Sergey Toymentsev Teaches SLU How to Survive Vampire Encounters

His course Vampires: Then and Now grapples with life, death and everything in between

Oct 23, 2023 at 6:00 am
click to enlarge Sergey Toymentsev, vampire slayer (and literary explorer). - KAIRE KALVIK
KAIRE KALVIK
Sergey Toymentsev, vampire slayer (and literary explorer).

One of Saint Louis University’s most popular courses is Vampires: Then and Now, taught by the charismatic Russian-born Sergey Toymentsev. The assistant professor of Russian considers the vampire story a great way to “smuggle” hardcore knowledge to students, saying he can use these tales to explore not only literature and history but everything from psychoanalysis to post-colonial theory. Plus, he adds, “We are all obsessed with vampires.”

Toymentsev recently joined us to share his favorite recent vampire movie — and whether he’s prepared for a vampire encounter on the streets of St. Louis.

This conversation has been edited for clarity and length.

What was the first vampire story? How far back do you have to go?

You probably noticed that in movies, vampires have a thick Slavic accent, and names like Dragomir or Vladislav. Well, that's because they are originally Slavic, and to get to the very essence of the vampire story, we need to consider their folklore beliefs. East Europeans are very much preoccupied with the issue of death, or rather with the transition from life to death, and this is why they pay so much attention to the exactness of their funeral rites. If something goes wrong or messy in a funeral procedure, it seems a person won't be able to die properly, and the vampire is born as a result. 
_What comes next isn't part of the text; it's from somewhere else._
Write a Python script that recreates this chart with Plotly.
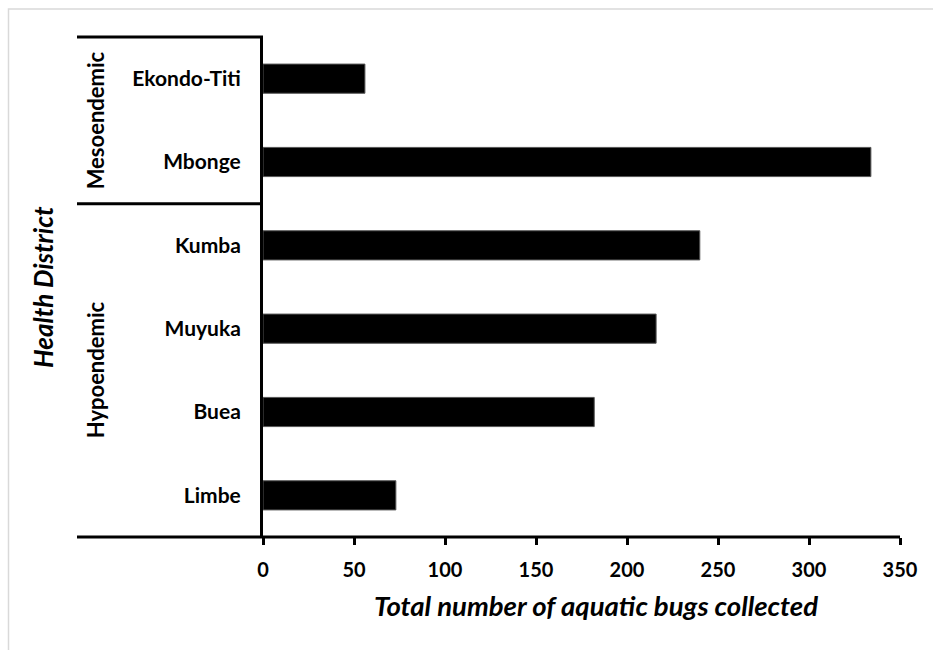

But in East European folklore, the vampire is so much more than that. It served as a universal scapegoat for all the troubles you can imagine: epidemics, famine, harvest failure, any problem in the household. If any calamity happens in a village, you don't go too far; you just blame a vampire, and then you hire a vampire slayer, who supposedly finds and kills it. And the problem is solved.

This is the folklore vampire tradition, which is almost completely forgotten in Eastern Europe by now. The vampire we know from movies and literature is a completely different creature. It came to us thanks to the European writers being fascinated with East European folklore in the 19th century. So the vampire we know actually was born, or reborn, in the 19th century by Lord Byron, his friend John Polidori and Irish Gothic writers Sheridan Le Fanu and Bram Stoker. All of them diligently studied vampire folklore and then reinvented the vampire as an entirely new character: aristocratic, hypersexual, even homosexual, insanely rich, morally corrupt, cynical. 

Are there commonalities between those two eras?

In both folklore and literary traditions, vampires usually provide some kind of social commentary. For example, in folk tales, anyone who violates the norms of traditional patriarchal society — it could be a girl who doesn't want to get married or a father who refuses to take care of his kids or a desperate lover who commits suicide because of unrequited love, or a handsome stranger stalking young girls — all these guys could be vampires because they violate the noms of traditional society. And by this, vampire folk tales tell us how one is supposed to live a good life, a proper life. 

You could not talk about homosexuality in the 19th century, so the vampire becomes a vehicle by which they expressed that kind of stuff. 

Even so, in today’s popular culture, vampires usually address nothing.

Nothing?

Well, by recycling familiar romantic tropes, most vampire movies such as Twilight function as no more than a mindless spectacle. If contemporary vampires do address social issues, these stories immediately stand out as a real piece of art. For example, the recent film The Last Voyage of the Demeter, about Dracula's coming to London. What can it tell us about our society today? Well, one of the major themes of Bram Stoker's Dracula is the geopolitical anxiety about what chaos and destruction the Eastern European monster like Dracula could bring to Western civilization. And the movie brilliantly conveys precisely this geopolitical anxiety, as Dracula is coming to London on the Russian ship. You know? 

What do you consider a favorite vampire movie?

Personally, I'm a big fan of Jim Jarmusch’s drama Only Lovers Left Alive, which tells us that vampires are actually perfect, the best creatures in the world — and us, the humans, are the bad guys because of bad nutrition, climate change, intellectual degradation, wars, you name it.

I can see why your vampire class is so popular at SLU. Do you have to turn people away?

Once it's open for enrollment, it's filled out instantly. And in spring, I teach two sections of it, and again, it’s quite popular.

You have your students create a vampire survival guide. What's your No. 1 piece of advice for surviving an encounter with a vampire?

To survive such an encounter, one would need to rely on the sources of the East European folklore as they're referenced in a typical vampire movie. The violent way would be to drive a wooden stake through its navel and heart. But the peaceful way! We could use garlic as a natural deterrent and antibiotic and a crucifix and holy waters: Christian religious symbols promised to protect us from all supernatural evil.

Do you carry garlic as you're walking the streets of St. Louis?

I like eating garlic very much. But as a professor, can you imagine me lecturing after eating garlic? Yeah, that wouldn't be good.